Bessie Abramowitz devoted her life to unions, organizing her first strike at fifteen, announcing her engagement on a picket line, and continuing her efforts for workers’ rights until her death. She remained active in union activities until her death in New York City, on December 23, 1970, at age eighty-one.

Ruth Westheimer

Ruth Westheimer, who lost her entire family in the Holocaust, served in the Haganah, and received her Ed.D. from Columbia University, was an unlikely candidate for the role of host of a cheerful talk show about sex. However, her celebration of human sexuality, derived from Orthodox Judaism, made her an influential and highly successful proponent of joyful, responsible sex from the 1980s into the third decade of the twenty-first century.

Charlotte Wardi

Charlotte Wardi (1928-2018) was one of the first significant scholars of the representation of the Jews and the Holocaust in French and other fiction. A young survivor of Auschwitz who grew up and was educated in France, she taught for three decades at the University of Haifa and continued to be active in her retirement.

Bela Szapiro

Before World War II, Lublin was one of the largest Jewish communities in Poland. Bela Szapiro’s activities contributed to making it the vibrant cultural and political center of Polish Jewry that it was.

Eva Szekely

Born in Budapest, Eva Szekely was forced to stop swimming during the Nazi occupation of Hungary.
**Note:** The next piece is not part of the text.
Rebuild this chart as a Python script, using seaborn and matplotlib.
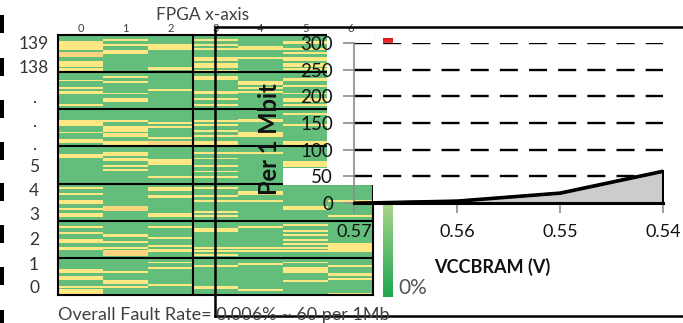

However, she returned to the sport after the war and went on to win thirty-two national individual swimming titles and eleven national team titles. At the 1952 Olympic Games in Helsinki, she set a new Olympic record in the 200-meter breaststroke.

Margarete Susman

Margarete Susman published her first writings, a book of poetry, in 1901 and went on to have a prolific writing career that included plays, books, and journal articles. Susman combined literature and theory, often reflecting seminal texts of modern theory and addressing political issues and women’s rights. Her writings concentrate on the most problematic issues of the modern world: God and human beings, man and woman, Jew and Christian.